I was recently asked to quote a system for a new vessel, and a bill of materiels was e-mailed to me. I looked at the list, and it seemed very similar to a system I had done earlier, but located in a sea of Garmin equipment, at the bottom of the list was a Simrad autopilot. I revised the list, and changed the Simrad autopilot to a Garmin unit, and sent the quote back. The organization later decided to use an internal group to do the install, and the Garmin pilot was deleted, and the Simrad unit was put back in. When I asked why the Simrad pilot was being used, the hearsay response from the installer group was that "Simrad was the first autopilot approved for use with Verado engines, and it is the best". Funny I thought, I was pretty sure that Nautimatic (now Garmin) was the first, and I certainly installed a lot of them. If anyone knows the answer, let me know. What I think was really going on here was this group had traditionally installed a lot of the Simrad autopilots, and it was in their "comfort zone". 
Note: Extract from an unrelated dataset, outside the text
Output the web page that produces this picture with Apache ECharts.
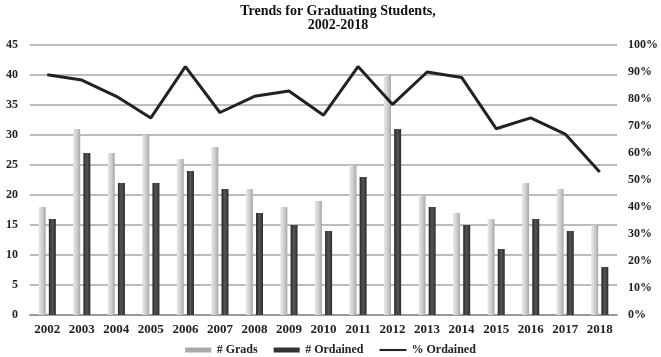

When marine electronics companies design new products, their first priority is to make sure it integrates as well as possible into their own product line, and it often includes additional features you won't get using the industry standard interfaces. They do this to make their products more attractive to the clients. The secondary priority is to provide industry standard interfaces to talk to other equipment vendors. In this case, the Simrad autopilot will properly talk to the Garmin system, and it will work well. But if the Garmin autopilot was used, the integration would have been better, because it was designed specifically to work better. The moral of the story is that in general, integration is better, if all of the pieces come from the same vendor, if possible. You have a Raymarine based system, use the Raymarine autopilot. When things go awry, the tech support all comes from one place, and there is no finger pointing. So in the picture above, in the lower left hand corner, there is the Simrad autopilot. It will work well, I just think it wasn't giving the client the best possible solution.                        


















A final footnote to the story is that each of the Garmin 5215 units came with a N2K GPS. You can have multiple N2K GPS's in a Garmin system. You just point the system at the unit to use. If one fails,  just tell the system to use the other one. Redundancy is a beautiful thing. So up on the hardtop, I see a GMX51 weather receiver  (forward), and and only one, of the two included GPS engines was installed. I just wonder if this was out of their comfort zone also.